* [Problem]
Restate each of the lines below word for word and drop every picture.

* [Given information]
++++

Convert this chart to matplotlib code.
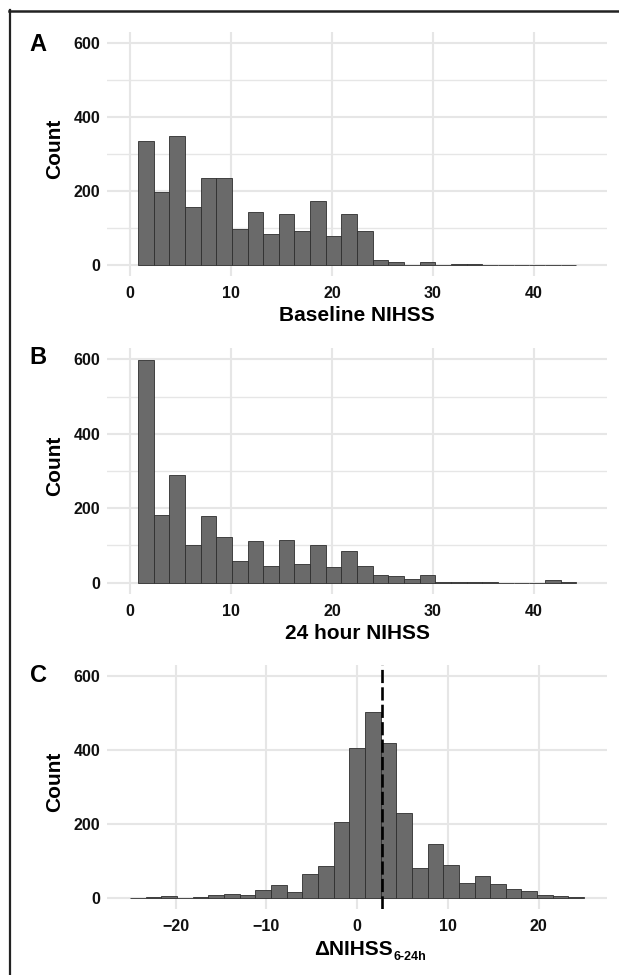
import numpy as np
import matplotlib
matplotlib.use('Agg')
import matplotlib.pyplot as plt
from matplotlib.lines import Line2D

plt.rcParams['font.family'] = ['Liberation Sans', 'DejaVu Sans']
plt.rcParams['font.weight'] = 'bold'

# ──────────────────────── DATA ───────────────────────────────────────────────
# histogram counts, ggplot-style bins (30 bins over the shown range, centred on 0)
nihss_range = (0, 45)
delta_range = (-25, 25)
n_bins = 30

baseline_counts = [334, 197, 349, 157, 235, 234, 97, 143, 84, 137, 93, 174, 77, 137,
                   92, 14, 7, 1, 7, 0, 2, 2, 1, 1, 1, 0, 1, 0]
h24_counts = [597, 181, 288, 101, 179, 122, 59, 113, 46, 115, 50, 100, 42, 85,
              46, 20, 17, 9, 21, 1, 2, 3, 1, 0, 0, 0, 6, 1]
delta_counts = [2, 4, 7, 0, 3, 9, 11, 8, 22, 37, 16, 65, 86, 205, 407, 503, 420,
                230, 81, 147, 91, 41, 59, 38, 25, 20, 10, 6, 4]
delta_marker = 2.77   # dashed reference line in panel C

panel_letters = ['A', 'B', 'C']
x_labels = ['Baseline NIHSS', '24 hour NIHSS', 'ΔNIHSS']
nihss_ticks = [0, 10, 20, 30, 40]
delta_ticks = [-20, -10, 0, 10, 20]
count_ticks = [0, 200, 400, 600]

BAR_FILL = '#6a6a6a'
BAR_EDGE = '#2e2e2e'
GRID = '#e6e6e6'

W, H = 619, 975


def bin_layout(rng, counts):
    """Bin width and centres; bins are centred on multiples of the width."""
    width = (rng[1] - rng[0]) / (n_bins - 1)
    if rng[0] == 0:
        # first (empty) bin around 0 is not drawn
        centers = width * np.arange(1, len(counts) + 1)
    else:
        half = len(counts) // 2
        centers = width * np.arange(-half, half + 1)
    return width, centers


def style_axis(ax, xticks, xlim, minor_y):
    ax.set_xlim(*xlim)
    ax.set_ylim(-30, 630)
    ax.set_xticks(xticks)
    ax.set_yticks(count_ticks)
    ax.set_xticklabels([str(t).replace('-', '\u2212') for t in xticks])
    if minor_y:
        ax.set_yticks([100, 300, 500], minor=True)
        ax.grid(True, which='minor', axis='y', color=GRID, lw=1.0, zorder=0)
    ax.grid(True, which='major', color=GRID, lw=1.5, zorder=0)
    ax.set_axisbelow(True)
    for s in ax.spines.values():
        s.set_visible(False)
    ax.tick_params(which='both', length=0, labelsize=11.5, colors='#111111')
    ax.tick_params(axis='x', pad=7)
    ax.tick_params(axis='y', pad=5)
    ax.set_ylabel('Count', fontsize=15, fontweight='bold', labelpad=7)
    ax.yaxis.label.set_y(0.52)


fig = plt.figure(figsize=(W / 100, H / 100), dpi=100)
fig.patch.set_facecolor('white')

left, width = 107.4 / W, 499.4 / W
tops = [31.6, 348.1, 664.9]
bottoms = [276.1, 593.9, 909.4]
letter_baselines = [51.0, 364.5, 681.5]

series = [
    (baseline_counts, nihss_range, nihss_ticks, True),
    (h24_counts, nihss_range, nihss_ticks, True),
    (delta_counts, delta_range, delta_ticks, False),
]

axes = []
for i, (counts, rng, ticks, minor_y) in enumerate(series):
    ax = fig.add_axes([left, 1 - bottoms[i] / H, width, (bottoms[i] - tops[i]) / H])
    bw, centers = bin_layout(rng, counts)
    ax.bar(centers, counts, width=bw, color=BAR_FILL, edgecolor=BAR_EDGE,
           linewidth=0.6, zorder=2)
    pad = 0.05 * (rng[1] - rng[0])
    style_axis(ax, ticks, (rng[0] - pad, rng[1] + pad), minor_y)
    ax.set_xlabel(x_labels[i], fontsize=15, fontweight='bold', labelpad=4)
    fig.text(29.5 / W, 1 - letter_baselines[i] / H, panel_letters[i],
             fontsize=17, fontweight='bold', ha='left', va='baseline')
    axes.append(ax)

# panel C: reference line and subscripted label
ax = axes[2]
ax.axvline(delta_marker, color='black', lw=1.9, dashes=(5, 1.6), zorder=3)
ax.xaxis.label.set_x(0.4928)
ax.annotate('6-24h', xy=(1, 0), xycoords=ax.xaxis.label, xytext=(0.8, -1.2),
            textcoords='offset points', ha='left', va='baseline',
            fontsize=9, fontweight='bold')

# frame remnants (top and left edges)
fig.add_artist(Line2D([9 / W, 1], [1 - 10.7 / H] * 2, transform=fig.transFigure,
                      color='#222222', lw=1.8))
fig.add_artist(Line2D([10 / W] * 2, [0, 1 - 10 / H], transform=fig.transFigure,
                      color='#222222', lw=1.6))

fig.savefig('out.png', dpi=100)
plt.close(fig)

++++

* [Solution below]
Convert this chart to matplotlib code.
import numpy as np
import matplotlib
matplotlib.use('Agg')
import matplotlib.pyplot as plt
from matplotlib.lines import Line2D

plt.rcParams['font.family'] = ['Liberation Sans', 'DejaVu Sans']
plt.rcParams['font.weight'] = 'bold'

# ──────────────────────── DATA ───────────────────────────────────────────────
# histogram counts, ggplot-style bins (30 bins over the shown range, centred on 0)
nihss_range = (0, 45)
delta_range = (-25, 25)
n_bins = 30

baseline_counts = [334, 197, 349, 157, 235, 234, 97, 143, 84, 137, 93, 174, 77, 137,
                   92, 14, 7, 1, 7, 0, 2, 2, 1, 1, 1, 0, 1, 0]
h24_counts = [597, 181, 288, 101, 179, 122, 59, 113, 46, 115, 50, 100, 42, 85,
              46, 20, 17, 9, 21, 1, 2, 3, 1, 0, 0, 0, 6, 1]
delta_counts = [2, 4, 7, 0, 3, 9, 11, 8, 22, 37, 16, 65, 86, 205, 407, 503, 420,
                230, 81, 147, 91, 41, 59, 38, 25, 20, 10, 6, 4]
delta_marker = 2.77   # dashed reference line in panel C

panel_letters = ['A', 'B', 'C']
x_labels = ['Baseline NIHSS', '24 hour NIHSS', 'ΔNIHSS']
nihss_ticks = [0, 10, 20, 30, 40]
delta_ticks = [-20, -10, 0, 10, 20]
count_ticks = [0, 200, 400, 600]

BAR_FILL = '#6a6a6a'
BAR_EDGE = '#2e2e2e'
GRID = '#e6e6e6'

W, H = 619, 975


def bin_layout(rng, counts):
    """Bin width and centres; bins are centred on multiples of the width."""
    width = (rng[1] - rng[0]) / (n_bins - 1)
    if rng[0] == 0:
        # first (empty) bin around 0 is not drawn
        centers = width * np.arange(1, len(counts) + 1)
    else:
        half = len(counts) // 2
        centers = width * np.arange(-half, half + 1)
    return width, centers


def style_axis(ax, xticks, xlim, minor_y):
    ax.set_xlim(*xlim)
    ax.set_ylim(-30, 630)
    ax.set_xticks(xticks)
    ax.set_yticks(count_ticks)
    ax.set_xticklabels([str(t).replace('-', '\u2212') for t in xticks])
    if minor_y:
        ax.set_yticks([100, 300, 500], minor=True)
        ax.grid(True, which='minor', axis='y', color=GRID, lw=1.0, zorder=0)
    ax.grid(True, which='major', color=GRID, lw=1.5, zorder=0)
    ax.set_axisbelow(True)
    for s in ax.spines.values():
        s.set_visible(False)
    ax.tick_params(which='both', length=0, labelsize=11.5, colors='#111111')
    ax.tick_params(axis='x', pad=7)
    ax.tick_params(axis='y', pad=5)
    ax.set_ylabel('Count', fontsize=15, fontweight='bold', labelpad=7)
    ax.yaxis.label.set_y(0.52)


fig = plt.figure(figsize=(W / 100, H / 100), dpi=100)
fig.patch.set_facecolor('white')

left, width = 107.4 / W, 499.4 / W
tops = [31.6, 348.1, 664.9]
bottoms = [276.1, 593.9, 909.4]
letter_baselines = [51.0, 364.5, 681.5]

series = [
    (baseline_counts, nihss_range, nihss_ticks, True),
    (h24_counts, nihss_range, nihss_ticks, True),
    (delta_counts, delta_range, delta_ticks, False),
]

axes = []
for i, (counts, rng, ticks, minor_y) in enumerate(series):
    ax = fig.add_axes([left, 1 - bottoms[i] / H, width, (bottoms[i] - tops[i]) / H])
    bw, centers = bin_layout(rng, counts)
    ax.bar(centers, counts, width=bw, color=BAR_FILL, edgecolor=BAR_EDGE,
           linewidth=0.6, zorder=2)
    pad = 0.05 * (rng[1] - rng[0])
    style_axis(ax, ticks, (rng[0] - pad, rng[1] + pad), minor_y)
    ax.set_xlabel(x_labels[i], fontsize=15, fontweight='bold', labelpad=4)
    fig.text(29.5 / W, 1 - letter_baselines[i] / H, panel_letters[i],
             fontsize=17, fontweight='bold', ha='left', va='baseline')
    axes.append(ax)

# panel C: reference line and subscripted label
ax = axes[2]
ax.axvline(delta_marker, color='black', lw=1.9, dashes=(5, 1.6), zorder=3)
ax.xaxis.label.set_x(0.4928)
ax.annotate('6-24h', xy=(1, 0), xycoords=ax.xaxis.label, xytext=(0.8, -1.2),
            textcoords='offset points', ha='left', va='baseline',
            fontsize=9, fontweight='bold')

# frame remnants (top and left edges)
fig.add_artist(Line2D([9 / W, 1], [1 - 10.7 / H] * 2, transform=fig.transFigure,
                      color='#222222', lw=1.8))
fig.add_artist(Line2D([10 / W] * 2, [0, 1 - 10 / H], transform=fig.transFigure,
                      color='#222222', lw=1.6))

fig.savefig('out.png', dpi=100)
plt.close(fig)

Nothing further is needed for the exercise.